From California to Algeria to Australia, Bulgaria, Brazil, Croatia, Yunnan province in China and Hawaii, wildfires continue to rage, aggravated by temperatures. The El Nino factor that should have joined climate change much later this year, as per weather scientists, has entered much earlier and may stay longer. Flash floods and glacial lake bursts in Asia, droughts in Africa and hurricanes in most parts of the world including in India and China have set the stage for urgent action-oriented negotiations at the 28th Conference of the Parties to the United Nations Framework Convention on Climate Change (COP28).
However, these negotiations are likely to end in a deadlock because of an elephant waiting to enter the room — carrying with it the issue of financing for developing countries as was agreed upon in the Paris Climate Agreement in 2015. Developed countries are now devising a number of tricks to wriggle out of these promises and shoo away this elephant.
However, key leaders of the Global South, such as Brazil, India and China, along with the United Arab Emirates, which holds the presidency for COP28, have an opportunity to set the planet on the right track.
Climate finance of $100 billion annually from developed countries is simply not forthcoming, and there are new obligations for the loss and damage as had emerged at COP27 in Sharm el-Sheikh, Egypt, last November, as well as adaptation funds.

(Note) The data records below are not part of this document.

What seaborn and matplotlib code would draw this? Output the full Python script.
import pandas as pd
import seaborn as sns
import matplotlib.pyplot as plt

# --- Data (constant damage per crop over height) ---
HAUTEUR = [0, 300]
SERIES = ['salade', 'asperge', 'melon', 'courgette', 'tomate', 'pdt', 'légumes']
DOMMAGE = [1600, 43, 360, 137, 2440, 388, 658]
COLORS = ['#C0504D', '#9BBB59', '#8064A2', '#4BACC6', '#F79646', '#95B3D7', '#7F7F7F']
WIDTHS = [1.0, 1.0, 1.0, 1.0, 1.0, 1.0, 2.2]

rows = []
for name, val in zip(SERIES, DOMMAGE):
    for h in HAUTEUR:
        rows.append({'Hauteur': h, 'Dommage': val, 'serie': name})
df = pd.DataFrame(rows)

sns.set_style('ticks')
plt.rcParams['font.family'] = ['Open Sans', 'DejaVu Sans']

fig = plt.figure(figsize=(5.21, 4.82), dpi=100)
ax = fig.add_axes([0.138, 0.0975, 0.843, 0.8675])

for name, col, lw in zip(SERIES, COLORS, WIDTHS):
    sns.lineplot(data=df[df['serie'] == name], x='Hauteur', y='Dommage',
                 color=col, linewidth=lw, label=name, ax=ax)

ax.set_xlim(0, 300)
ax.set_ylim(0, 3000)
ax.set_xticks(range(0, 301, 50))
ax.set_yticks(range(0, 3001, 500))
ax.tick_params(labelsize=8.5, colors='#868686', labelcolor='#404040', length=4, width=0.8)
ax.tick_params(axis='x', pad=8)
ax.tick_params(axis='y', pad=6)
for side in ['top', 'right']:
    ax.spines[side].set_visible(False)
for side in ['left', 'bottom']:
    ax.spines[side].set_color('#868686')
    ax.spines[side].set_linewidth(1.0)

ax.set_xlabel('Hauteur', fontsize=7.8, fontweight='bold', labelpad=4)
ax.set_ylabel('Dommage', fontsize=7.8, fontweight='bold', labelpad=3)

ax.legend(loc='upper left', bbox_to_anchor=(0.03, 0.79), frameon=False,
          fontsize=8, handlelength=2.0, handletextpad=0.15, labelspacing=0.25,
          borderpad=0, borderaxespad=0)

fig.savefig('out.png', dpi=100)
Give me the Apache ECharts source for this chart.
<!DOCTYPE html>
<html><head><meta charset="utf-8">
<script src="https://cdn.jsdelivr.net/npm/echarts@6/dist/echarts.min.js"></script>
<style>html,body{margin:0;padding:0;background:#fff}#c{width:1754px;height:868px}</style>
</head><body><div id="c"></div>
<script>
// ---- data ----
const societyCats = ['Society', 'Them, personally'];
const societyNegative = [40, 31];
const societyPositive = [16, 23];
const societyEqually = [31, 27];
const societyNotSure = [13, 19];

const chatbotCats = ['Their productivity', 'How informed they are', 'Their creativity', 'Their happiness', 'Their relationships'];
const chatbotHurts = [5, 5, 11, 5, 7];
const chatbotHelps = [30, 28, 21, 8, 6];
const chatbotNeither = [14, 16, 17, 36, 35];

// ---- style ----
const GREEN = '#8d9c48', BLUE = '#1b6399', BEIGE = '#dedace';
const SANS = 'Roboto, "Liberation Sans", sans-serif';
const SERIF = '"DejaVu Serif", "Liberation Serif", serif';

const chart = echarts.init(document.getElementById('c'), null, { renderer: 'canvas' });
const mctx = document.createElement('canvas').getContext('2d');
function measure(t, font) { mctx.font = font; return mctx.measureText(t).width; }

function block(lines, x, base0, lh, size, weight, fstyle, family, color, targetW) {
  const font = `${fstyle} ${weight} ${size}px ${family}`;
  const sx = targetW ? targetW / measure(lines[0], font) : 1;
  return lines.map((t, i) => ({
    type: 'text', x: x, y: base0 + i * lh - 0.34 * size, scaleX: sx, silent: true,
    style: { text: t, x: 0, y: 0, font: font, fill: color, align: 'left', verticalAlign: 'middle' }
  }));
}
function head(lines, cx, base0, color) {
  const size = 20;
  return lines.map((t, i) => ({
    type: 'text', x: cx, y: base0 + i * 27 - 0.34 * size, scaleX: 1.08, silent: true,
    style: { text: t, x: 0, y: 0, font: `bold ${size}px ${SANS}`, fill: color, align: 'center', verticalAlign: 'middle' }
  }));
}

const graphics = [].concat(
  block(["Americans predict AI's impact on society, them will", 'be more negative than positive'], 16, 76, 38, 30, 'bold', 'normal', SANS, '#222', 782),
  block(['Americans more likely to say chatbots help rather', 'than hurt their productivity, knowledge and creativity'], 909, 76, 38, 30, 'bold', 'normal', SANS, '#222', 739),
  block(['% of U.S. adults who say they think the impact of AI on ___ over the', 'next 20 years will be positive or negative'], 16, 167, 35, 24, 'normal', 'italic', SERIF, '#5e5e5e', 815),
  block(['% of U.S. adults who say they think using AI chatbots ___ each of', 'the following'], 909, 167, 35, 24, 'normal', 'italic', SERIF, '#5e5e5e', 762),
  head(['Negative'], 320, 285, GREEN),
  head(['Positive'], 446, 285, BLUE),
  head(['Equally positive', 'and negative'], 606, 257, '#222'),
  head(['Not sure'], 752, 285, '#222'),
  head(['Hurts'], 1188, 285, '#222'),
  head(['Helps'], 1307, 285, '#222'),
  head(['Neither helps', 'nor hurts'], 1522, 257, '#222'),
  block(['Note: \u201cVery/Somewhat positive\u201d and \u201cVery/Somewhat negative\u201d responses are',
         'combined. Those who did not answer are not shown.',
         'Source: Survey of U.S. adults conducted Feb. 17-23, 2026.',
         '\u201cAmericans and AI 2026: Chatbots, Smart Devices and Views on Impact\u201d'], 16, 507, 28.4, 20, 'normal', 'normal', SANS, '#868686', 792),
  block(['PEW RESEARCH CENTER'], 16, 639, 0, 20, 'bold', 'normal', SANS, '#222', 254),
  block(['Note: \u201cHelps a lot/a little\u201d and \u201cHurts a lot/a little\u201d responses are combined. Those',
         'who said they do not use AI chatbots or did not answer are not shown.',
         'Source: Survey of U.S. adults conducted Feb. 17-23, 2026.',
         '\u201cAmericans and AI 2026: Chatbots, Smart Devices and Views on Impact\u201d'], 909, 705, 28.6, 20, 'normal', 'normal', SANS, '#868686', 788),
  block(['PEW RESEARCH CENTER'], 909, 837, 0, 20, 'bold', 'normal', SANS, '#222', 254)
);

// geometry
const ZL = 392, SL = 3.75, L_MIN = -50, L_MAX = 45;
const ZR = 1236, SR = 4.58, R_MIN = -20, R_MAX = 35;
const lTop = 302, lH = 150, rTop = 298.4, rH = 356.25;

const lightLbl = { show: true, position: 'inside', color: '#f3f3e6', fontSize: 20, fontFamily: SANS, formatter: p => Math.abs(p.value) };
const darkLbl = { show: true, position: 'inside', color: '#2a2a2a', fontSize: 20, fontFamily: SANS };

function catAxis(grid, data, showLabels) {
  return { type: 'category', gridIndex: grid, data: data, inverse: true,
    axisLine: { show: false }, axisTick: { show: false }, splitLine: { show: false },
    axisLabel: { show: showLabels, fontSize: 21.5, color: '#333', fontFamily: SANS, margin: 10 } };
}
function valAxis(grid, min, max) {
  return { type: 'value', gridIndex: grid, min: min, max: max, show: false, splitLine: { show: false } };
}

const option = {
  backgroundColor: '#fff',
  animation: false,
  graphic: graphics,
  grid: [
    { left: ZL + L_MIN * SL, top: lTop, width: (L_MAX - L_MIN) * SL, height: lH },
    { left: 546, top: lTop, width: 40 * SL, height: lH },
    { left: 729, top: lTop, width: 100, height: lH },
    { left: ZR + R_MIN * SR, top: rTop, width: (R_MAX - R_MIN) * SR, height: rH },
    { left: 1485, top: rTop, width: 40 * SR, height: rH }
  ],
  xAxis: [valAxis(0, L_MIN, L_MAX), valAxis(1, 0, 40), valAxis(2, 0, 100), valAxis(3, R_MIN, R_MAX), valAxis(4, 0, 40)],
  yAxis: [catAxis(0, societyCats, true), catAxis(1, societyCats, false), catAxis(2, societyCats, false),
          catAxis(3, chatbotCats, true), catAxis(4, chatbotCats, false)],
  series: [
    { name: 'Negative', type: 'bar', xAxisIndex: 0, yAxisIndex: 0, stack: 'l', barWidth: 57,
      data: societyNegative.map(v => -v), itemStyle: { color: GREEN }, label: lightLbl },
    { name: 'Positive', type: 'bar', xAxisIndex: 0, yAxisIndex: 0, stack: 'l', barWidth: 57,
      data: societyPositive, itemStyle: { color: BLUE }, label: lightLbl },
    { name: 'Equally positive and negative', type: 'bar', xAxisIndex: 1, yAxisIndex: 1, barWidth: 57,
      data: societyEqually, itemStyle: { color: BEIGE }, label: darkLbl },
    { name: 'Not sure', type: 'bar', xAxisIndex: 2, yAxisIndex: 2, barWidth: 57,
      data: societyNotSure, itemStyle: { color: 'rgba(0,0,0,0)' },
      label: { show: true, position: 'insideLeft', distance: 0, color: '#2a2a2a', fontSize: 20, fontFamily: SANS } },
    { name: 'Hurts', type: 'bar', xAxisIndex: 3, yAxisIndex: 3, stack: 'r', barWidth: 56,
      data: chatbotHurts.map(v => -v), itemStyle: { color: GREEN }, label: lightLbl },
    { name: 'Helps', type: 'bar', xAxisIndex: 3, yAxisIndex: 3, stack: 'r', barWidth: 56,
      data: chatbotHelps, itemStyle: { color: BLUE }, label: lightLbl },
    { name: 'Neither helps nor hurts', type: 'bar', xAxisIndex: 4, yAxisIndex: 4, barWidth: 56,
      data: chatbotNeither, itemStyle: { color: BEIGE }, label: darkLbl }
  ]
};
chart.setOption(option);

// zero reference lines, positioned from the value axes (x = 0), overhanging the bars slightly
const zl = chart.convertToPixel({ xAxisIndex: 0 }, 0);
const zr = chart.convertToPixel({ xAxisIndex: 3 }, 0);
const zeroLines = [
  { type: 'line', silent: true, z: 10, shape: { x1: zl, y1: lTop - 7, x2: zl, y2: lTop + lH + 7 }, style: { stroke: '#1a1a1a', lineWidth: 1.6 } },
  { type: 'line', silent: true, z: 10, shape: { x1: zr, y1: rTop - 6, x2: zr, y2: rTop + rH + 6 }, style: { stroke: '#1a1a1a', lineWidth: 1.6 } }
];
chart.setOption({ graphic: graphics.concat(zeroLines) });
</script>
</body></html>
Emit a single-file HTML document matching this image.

At the World Economic Forum in Davos in 2023, a proposal was made to impose a tax (also called carbon tax) on wealthy companies in developed countries that make windfall profits to finance developing countries’ transition as well as emissions reduction in developed countries.
In the past three decades, the backlog of pay promised by rich countries for damages to the climate and for poor countries’ transition to a fossil-fuel-free economy has risen to more than $1 trillion.
Recently, in June, French President Emmanuel Macron convened the bold imitative summit for a New Global Financing Pact in Paris. It called for building a more responsive and inclusive global financial architecture for the transition. Nearly 40 countries and all global financial institutes, including the World Bank and the International Monetary Fund, actively participated in the meetings. There was agreement that the obsolete, dysfunctional and unfair global financial system needs reform. Surely, climate change is not going to wait for the time-consuming reforms.
At the summit, UAE Minister of State Sultan bin Ahmed Al Jaber, who is also the COP28 president-designate, said: “We need to shift the narrative that views climate finance as a burden and recognizes it as an economic opportunity.” This is potentially an inspiring and powerful statement that may set the climate negotiations in Dubai in perspective.
First, it is an opportunity for developed countries to put an end to the century-old subsidy for production and consumption of fossil fuels, such as coal, oil and natural gas. According to the United Nations Development Programme, the world spends an astounding $423 billion annually to subsidize fossil fuels — oil, electricity that is generated by the burning of other fossil fuels, gas and coal — for consumers. This is four times the amount being called for to help poor countries tackle the climate crisis. Half of these subsidies are paid by developed countries. When indirect costs, including costs to the environment — health costs due to pollution by burning fossil fuels — are factored into these subsidies, the figure rises to almost $6 trillion annually, according to data published recently by the IMF. The backlog of $1 trillion promised by developed countries to developing countries for climate finance looks smaller and within the reach of developed countries even after considering their present economic parameters. This is exactly that opportunity.
Worst, these subsidies, paid for by taxpayers, end up deepening inequality and impeding action on climate change, says the UNDP.
Continuing subsidies on fossil fuels not only makes a mockery of the global efforts to get rid of fossil fuels but also derides the fact that the world continues to spend billions of dollars on fossil fuel subsidies, while hundreds of millions of people live in poverty and the climate crisis accelerates.
Second, climate finance for investing in clean energy is yet another opportunity to build the sustainable world with sustainable market mechanism because the prices of renewable energy such as solar energy are falling rapidly. There is a need to demonstrate this through case studies like of Masdar city in the UAE, Modhera village in India and Solar Valley in Dezhou in China’s Shandong province at the COP28.
Third, removal of subsidies has the power to speed up implementation of other sustainable development goals such as reducing inequality (SDG 10), ensuring good health and wellbeing (SDG 3) apart from SDG 7 (ensuring access to affordable and clean energy) and SDG 13 (taking urgent action to combat climate action).
Fourth, phasing out subsidies and using the revenue gained for better targeted social spending, reduction in inefficient taxes, and productive investments can promote sustainable and equitable outcomes.
India, China and the UAE have an opportunity to join hands to demonstrate their hands-on dedication to renewable energy and emphasize that while developing countries cannot be asked to plug out from fossil fuels, developed countries can end the fossil fuel subsidy and finance the developing countries’ transition to clean energy and net-zero emissions. China, India and the UAE must take COP28 as a moment of truth. They should keep their own geo-political differences aside and show the practical way to deal with their common enemy.